COLLECTED DATA:
━━━━

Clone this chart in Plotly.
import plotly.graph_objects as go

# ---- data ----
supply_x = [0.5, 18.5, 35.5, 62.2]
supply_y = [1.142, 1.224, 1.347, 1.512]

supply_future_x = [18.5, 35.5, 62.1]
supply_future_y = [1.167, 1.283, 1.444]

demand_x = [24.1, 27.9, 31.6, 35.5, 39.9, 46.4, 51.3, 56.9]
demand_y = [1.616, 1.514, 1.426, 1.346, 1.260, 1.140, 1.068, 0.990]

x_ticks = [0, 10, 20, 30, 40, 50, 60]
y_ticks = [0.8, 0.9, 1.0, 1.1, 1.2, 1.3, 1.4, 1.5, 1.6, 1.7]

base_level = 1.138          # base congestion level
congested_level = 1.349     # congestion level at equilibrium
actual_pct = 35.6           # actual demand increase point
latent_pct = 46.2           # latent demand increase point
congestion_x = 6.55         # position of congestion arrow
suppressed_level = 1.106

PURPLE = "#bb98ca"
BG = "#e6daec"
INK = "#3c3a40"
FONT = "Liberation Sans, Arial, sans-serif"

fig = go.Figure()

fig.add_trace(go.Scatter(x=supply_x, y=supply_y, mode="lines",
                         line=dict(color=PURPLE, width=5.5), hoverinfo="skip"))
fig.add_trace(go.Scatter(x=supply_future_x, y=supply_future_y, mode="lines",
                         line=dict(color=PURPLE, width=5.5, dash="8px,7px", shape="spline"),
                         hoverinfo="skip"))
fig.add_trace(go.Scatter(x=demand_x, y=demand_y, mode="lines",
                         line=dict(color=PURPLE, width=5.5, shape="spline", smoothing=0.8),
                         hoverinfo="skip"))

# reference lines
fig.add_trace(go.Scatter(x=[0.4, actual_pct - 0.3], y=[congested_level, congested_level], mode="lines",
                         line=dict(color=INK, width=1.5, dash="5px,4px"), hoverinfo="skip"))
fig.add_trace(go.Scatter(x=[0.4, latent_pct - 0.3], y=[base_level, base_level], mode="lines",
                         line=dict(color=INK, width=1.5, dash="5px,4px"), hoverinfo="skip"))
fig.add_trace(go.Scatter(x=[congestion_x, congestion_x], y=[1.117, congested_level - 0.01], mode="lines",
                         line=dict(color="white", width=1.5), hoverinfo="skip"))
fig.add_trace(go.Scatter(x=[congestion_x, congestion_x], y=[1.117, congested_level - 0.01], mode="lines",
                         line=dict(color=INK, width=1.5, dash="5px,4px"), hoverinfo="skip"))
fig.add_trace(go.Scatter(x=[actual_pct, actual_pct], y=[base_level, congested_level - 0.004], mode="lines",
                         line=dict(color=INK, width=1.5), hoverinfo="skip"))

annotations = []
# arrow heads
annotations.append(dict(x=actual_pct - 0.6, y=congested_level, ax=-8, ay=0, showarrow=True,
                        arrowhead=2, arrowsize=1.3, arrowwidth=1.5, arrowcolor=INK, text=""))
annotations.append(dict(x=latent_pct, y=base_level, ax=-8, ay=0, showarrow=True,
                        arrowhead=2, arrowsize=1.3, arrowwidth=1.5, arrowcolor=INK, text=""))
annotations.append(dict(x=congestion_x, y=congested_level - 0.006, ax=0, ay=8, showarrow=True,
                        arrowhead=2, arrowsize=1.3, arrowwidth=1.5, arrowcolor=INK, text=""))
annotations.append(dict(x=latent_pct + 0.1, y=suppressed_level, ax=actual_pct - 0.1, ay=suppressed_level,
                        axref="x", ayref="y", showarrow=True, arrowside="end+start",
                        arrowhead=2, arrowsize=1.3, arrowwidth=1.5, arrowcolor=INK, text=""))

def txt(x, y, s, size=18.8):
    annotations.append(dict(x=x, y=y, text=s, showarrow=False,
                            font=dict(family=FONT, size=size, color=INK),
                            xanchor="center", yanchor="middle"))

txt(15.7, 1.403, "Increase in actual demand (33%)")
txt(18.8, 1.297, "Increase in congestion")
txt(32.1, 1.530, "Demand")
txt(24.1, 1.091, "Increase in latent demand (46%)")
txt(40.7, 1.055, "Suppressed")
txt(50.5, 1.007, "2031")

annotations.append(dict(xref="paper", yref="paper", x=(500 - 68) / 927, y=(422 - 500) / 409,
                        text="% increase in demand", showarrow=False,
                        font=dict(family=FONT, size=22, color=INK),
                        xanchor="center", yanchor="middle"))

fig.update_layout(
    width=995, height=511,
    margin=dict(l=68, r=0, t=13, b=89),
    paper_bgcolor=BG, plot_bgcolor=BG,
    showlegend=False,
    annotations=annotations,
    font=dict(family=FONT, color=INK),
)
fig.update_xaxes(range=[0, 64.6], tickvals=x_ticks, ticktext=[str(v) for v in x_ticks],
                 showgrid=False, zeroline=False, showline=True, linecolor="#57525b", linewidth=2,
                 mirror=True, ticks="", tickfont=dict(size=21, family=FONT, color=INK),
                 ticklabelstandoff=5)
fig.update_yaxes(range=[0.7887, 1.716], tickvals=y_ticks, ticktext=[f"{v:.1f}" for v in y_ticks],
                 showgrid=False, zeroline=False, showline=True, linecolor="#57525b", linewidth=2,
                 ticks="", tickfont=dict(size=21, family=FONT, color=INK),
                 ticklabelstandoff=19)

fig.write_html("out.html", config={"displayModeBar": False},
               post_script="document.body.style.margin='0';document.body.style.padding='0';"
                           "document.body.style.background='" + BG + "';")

━━━━

TASK PROMPT: Write the listing out again, exactly as shown above.

WRITTEN ANSWER:
Clone this chart in Plotly.
import plotly.graph_objects as go

# ---- data ----
supply_x = [0.5, 18.5, 35.5, 62.2]
supply_y = [1.142, 1.224, 1.347, 1.512]

supply_future_x = [18.5, 35.5, 62.1]
supply_future_y = [1.167, 1.283, 1.444]

demand_x = [24.1, 27.9, 31.6, 35.5, 39.9, 46.4, 51.3, 56.9]
demand_y = [1.616, 1.514, 1.426, 1.346, 1.260, 1.140, 1.068, 0.990]

x_ticks = [0, 10, 20, 30, 40, 50, 60]
y_ticks = [0.8, 0.9, 1.0, 1.1, 1.2, 1.3, 1.4, 1.5, 1.6, 1.7]

base_level = 1.138          # base congestion level
congested_level = 1.349     # congestion level at equilibrium
actual_pct = 35.6           # actual demand increase point
latent_pct = 46.2           # latent demand increase point
congestion_x = 6.55         # position of congestion arrow
suppressed_level = 1.106

PURPLE = "#bb98ca"
BG = "#e6daec"
INK = "#3c3a40"
FONT = "Liberation Sans, Arial, sans-serif"

fig = go.Figure()

fig.add_trace(go.Scatter(x=supply_x, y=supply_y, mode="lines",
                         line=dict(color=PURPLE, width=5.5), hoverinfo="skip"))
fig.add_trace(go.Scatter(x=supply_future_x, y=supply_future_y, mode="lines",
                         line=dict(color=PURPLE, width=5.5, dash="8px,7px", shape="spline"),
                         hoverinfo="skip"))
fig.add_trace(go.Scatter(x=demand_x, y=demand_y, mode="lines",
                         line=dict(color=PURPLE, width=5.5, shape="spline", smoothing=0.8),
                         hoverinfo="skip"))

# reference lines
fig.add_trace(go.Scatter(x=[0.4, actual_pct - 0.3], y=[congested_level, congested_level], mode="lines",
                         line=dict(color=INK, width=1.5, dash="5px,4px"), hoverinfo="skip"))
fig.add_trace(go.Scatter(x=[0.4, latent_pct - 0.3], y=[base_level, base_level], mode="lines",
                         line=dict(color=INK, width=1.5, dash="5px,4px"), hoverinfo="skip"))
fig.add_trace(go.Scatter(x=[congestion_x, congestion_x], y=[1.117, congested_level - 0.01], mode="lines",
                         line=dict(color="white", width=1.5), hoverinfo="skip"))
fig.add_trace(go.Scatter(x=[congestion_x, congestion_x], y=[1.117, congested_level - 0.01], mode="lines",
                         line=dict(color=INK, width=1.5, dash="5px,4px"), hoverinfo="skip"))
fig.add_trace(go.Scatter(x=[actual_pct, actual_pct], y=[base_level, congested_level - 0.004], mode="lines",
                         line=dict(color=INK, width=1.5), hoverinfo="skip"))

annotations = []
# arrow heads
annotations.append(dict(x=actual_pct - 0.6, y=congested_level, ax=-8, ay=0, showarrow=True,
                        arrowhead=2, arrowsize=1.3, arrowwidth=1.5, arrowcolor=INK, text=""))
annotations.append(dict(x=latent_pct, y=base_level, ax=-8, ay=0, showarrow=True,
                        arrowhead=2, arrowsize=1.3, arrowwidth=1.5, arrowcolor=INK, text=""))
annotations.append(dict(x=congestion_x, y=congested_level - 0.006, ax=0, ay=8, showarrow=True,
                        arrowhead=2, arrowsize=1.3, arrowwidth=1.5, arrowcolor=INK, text=""))
annotations.append(dict(x=latent_pct + 0.1, y=suppressed_level, ax=actual_pct - 0.1, ay=suppressed_level,
                        axref="x", ayref="y", showarrow=True, arrowside="end+start",
                        arrowhead=2, arrowsize=1.3, arrowwidth=1.5, arrowcolor=INK, text=""))

def txt(x, y, s, size=18.8):
    annotations.append(dict(x=x, y=y, text=s, showarrow=False,
                            font=dict(family=FONT, size=size, color=INK),
                            xanchor="center", yanchor="middle"))

txt(15.7, 1.403, "Increase in actual demand (33%)")
txt(18.8, 1.297, "Increase in congestion")
txt(32.1, 1.530, "Demand")
txt(24.1, 1.091, "Increase in latent demand (46%)")
txt(40.7, 1.055, "Suppressed")
txt(50.5, 1.007, "2031")

annotations.append(dict(xref="paper", yref="paper", x=(500 - 68) / 927, y=(422 - 500) / 409,
                        text="% increase in demand", showarrow=False,
                        font=dict(family=FONT, size=22, color=INK),
                        xanchor="center", yanchor="middle"))

fig.update_layout(
    width=995, height=511,
    margin=dict(l=68, r=0, t=13, b=89),
    paper_bgcolor=BG, plot_bgcolor=BG,
    showlegend=False,
    annotations=annotations,
    font=dict(family=FONT, color=INK),
)
fig.update_xaxes(range=[0, 64.6], tickvals=x_ticks, ticktext=[str(v) for v in x_ticks],
                 showgrid=False, zeroline=False, showline=True, linecolor="#57525b", linewidth=2,
                 mirror=True, ticks="", tickfont=dict(size=21, family=FONT, color=INK),
                 ticklabelstandoff=5)
fig.update_yaxes(range=[0.7887, 1.716], tickvals=y_ticks, ticktext=[f"{v:.1f}" for v in y_ticks],
                 showgrid=False, zeroline=False, showline=True, linecolor="#57525b", linewidth=2,
                 ticks="", tickfont=dict(size=21, family=FONT, color=INK),
                 ticklabelstandoff=19)

fig.write_html("out.html", config={"displayModeBar": False},
               post_script="document.body.style.margin='0';document.body.style.padding='0';"
                           "document.body.style.background='" + BG + "';")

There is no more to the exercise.